3) What’s the most important metric in Referral Marketing testing?

It depends on the business model, but a strong default is incremental referred conversions (or incremental revenue) with guardrails for margin, fraud, and retention. This keeps Referral Marketing aligned with profitability.

4) Do I need an A/B test platform to use a Referral Testing Framework?

Not strictly. You can run controlled rollouts or segmented comparisons, but a proper experimentation system makes randomization, exposure control, and result interpretation far more reliable.

5) How do you prevent incentives from attracting low-quality or fraudulent referrals?

Use qualification rules (reward after a real activation/purchase), monitor redemption anomalies, add guardrail metrics, and test changes with holdouts.

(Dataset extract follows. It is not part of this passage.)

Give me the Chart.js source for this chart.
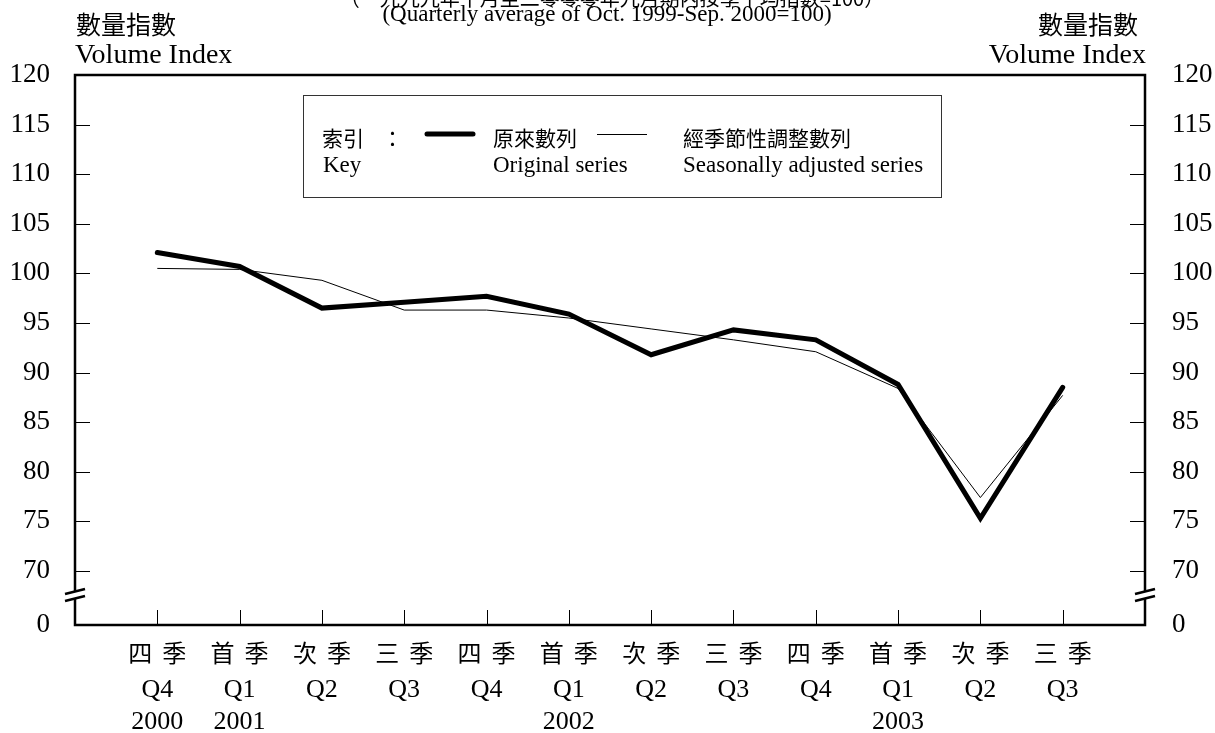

A good Referral Testing Framework treats fraud prevention as part of experiment design, not an afterthought.

6) Where should referrals be placed in the customer lifecycle?

Common high-performing moments include after a successful outcome (delivery, milestone, positive feedback), but the best timing varies by product. In Direct & Retention Marketing, lifecycle-triggered tests usually outperform generic prompts.

7) How often should you run referral tests?

Run them continuously if volume allows. If volume is low, focus on fewer, higher-impact tests (incentive structure, flow friction, eligibility), and let each run long enough to capture meaningful downstream outcomes like activation and early retention.